A Louisiana death row inmate was executed Tuesday by nitrogen gas, the first time that the execution method was used in Louisiana and the fifth time that it was used in the United States.

Inmate Jessie Hoffman Jr. was put to death after the U.S. Supreme Court declined to grant an emergency stay in a 5-4 decision, report SCOTUSblog, Law.com, Bloomberg Law, the New York Times, the Associated Press and NOLA.com.

Justice Neil Gorsuch and the high court’s three liberal justices would have granted the stay.

Hoffman’s lawyers had argued that nitrogen hypoxia produces a death by suffocation that causes “psychological terror” amounting to cruel and unusual punishment under the Eighth Amendment. The lawyers also argued that a nitrogen death would interfere with Hoffman’s meditative breathing, a practice used in his Buddhist religion.

The Supreme Court’s liberal justices did not indicate why they would have granted a stay of execution. Gorsuch said he would have granted the stay and sent the case back to the 5th U.S. Circuit Court of Appeals at New Orleans to determine whether the meditative breathing claim amounted to a violation of the Religious Land Use and Institutionalized Persons Act.

Hoffman was executed for the kidnapping, rape and murder of Mary “Molly” Elliot in 1998.

Hoffman started twitching after the gas began flowing at 6:21 p.m., according to the AP, which cited information from media witnesses. He clenched his hands and slightly moved his head. He appeared to stop breathing at 6:37 p.m. He was pronounced dead at 6:50 p.m.

Seth Smith, chief of operations at the Louisiana Department of Public Safety and Corrections, said he thinks that the convulsions were an “involuntary response to dying” that happened when Hoffman was apparently unconscious, according to the AP.

A Buddhist spiritual adviser was with Hoffman when he died.

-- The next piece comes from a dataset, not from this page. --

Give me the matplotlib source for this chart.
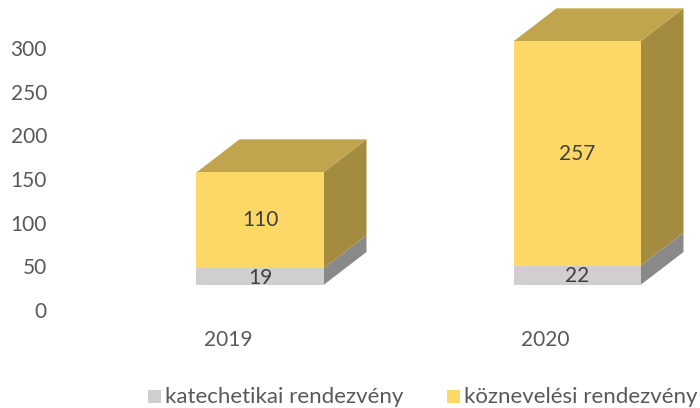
import matplotlib
matplotlib.use("Agg")
import matplotlib.pyplot as plt
from matplotlib.patches import Polygon, Rectangle

# ---- data ----
categories = ["2019", "2020"]
katechetikai = [19, 22]
koznevelesi = [110, 257]
series_names = ["katechetikai rendezvény", "köznevelési rendezvény"]
yticks = [0, 50, 100, 150, 200, 250, 300]

# ---- style ----
plt.rcParams['font.family'] = ['Lato', 'DejaVu Sans']
FS = 15
tick_color = "#595959"
label_color = "#404040"
colors = {
    "gray": {"front": "#D0CECE", "side": "#898989", "top": "#A6A5A5"},
    "yellow": {"front": "#FED866", "side": "#A38B40", "top": "#C0A44E"},
}

W, H = 700, 408
fig = plt.figure(figsize=(7, 4.08), dpi=100)
ax = fig.add_axes([0, 0, 1, 1])
# pixel mapping: y value 0 -> 312px, 0.8733 px/unit ; category 0 -> 228px, 317 px/unit
ppu_y = 0.8733
ppu_x = 317.0
ax.set_ylim(-(H - 312) / ppu_y, 312 / ppu_y)
ax.set_xlim(-228 / ppu_x, (W - 228) / ppu_x)
ax.axis("off")

# 3D geometry (in data units)
base = 27 / ppu_y          # bars pushed back from floor front
shift_x = 32 / ppu_x       # bars pushed right
width = 127 / ppu_x
dx = 43 / ppu_x
dy = 33 / ppu_y

def box(xc, y0, y1, c, draw_top):
    x0 = xc - width / 2
    x1 = xc + width / 2
    ax.add_patch(Polygon([(x0, y0), (x1, y0), (x1, y1), (x0, y1)],
                         closed=True, facecolor=c["front"], edgecolor="none", zorder=3))
    ax.add_patch(Polygon([(x1, y0), (x1 + dx, y0 + dy), (x1 + dx, y1 + dy), (x1, y1)],
                         closed=True, facecolor=c["side"], edgecolor="none", zorder=2))
    if draw_top:
        ax.add_patch(Polygon([(x0, y1), (x1, y1), (x1 + dx, y1 + dy), (x0 + dx, y1 + dy)],
                             closed=True, facecolor=c["top"], edgecolor="none", zorder=2))

for i, cat in enumerate(categories):
    xc = i + shift_x
    g0 = base
    g1 = base + katechetikai[i]
    y1 = g1 + koznevelesi[i]
    box(xc, g0, g1, colors["gray"], False)
    box(xc, g1, y1, colors["yellow"], True)
    ax.text(xc, (g0 + g1) / 2 - 1, str(katechetikai[i]), ha="center", va="center",
            fontsize=FS, color=label_color, zorder=5)
    ax.text(xc, (g1 + y1) / 2, str(koznevelesi[i]), ha="center", va="center",
            fontsize=FS, color=label_color, zorder=5)
    ax.text(i, -32, cat, ha="center", va="center", fontsize=FS, color=tick_color)

# y tick labels
xlab = (47 - 228) / ppu_x
for t in yticks:
    ax.text(xlab, t, str(t), ha="right", va="center", fontsize=FS, color=tick_color)

# legend (manual)
leg_items = [(148, series_names[0], colors["gray"]["front"]),
             (447, series_names[1], colors["yellow"]["front"])]
for px, name, col in leg_items:
    fig.patches.append(Rectangle((px / W, 1 - 403 / H), 13 / W, 13 / H,
                                 transform=fig.transFigure, facecolor=col,
                                 edgecolor="none"))
    fig.text((px + 17) / W, 1 - 397 / H, name, ha="left", va="center",
             fontsize=16, color=tick_color)

fig.savefig("out.png", dpi=100)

The four previous executions by nitrogen hypoxia were all in Alabama. A total of five states allow such executions. Besides Alabama and Louisiana they are Mississippi, Oklahoma and Arkansas, which approved the method in a bill signed into law Tuesday, according to the AP.

Four other states allow “lethal gas” without specifying the type, according to the New York Times, which cited information from the Death Penalty Information Center. They are Arizona, California, Missouri and Wyoming.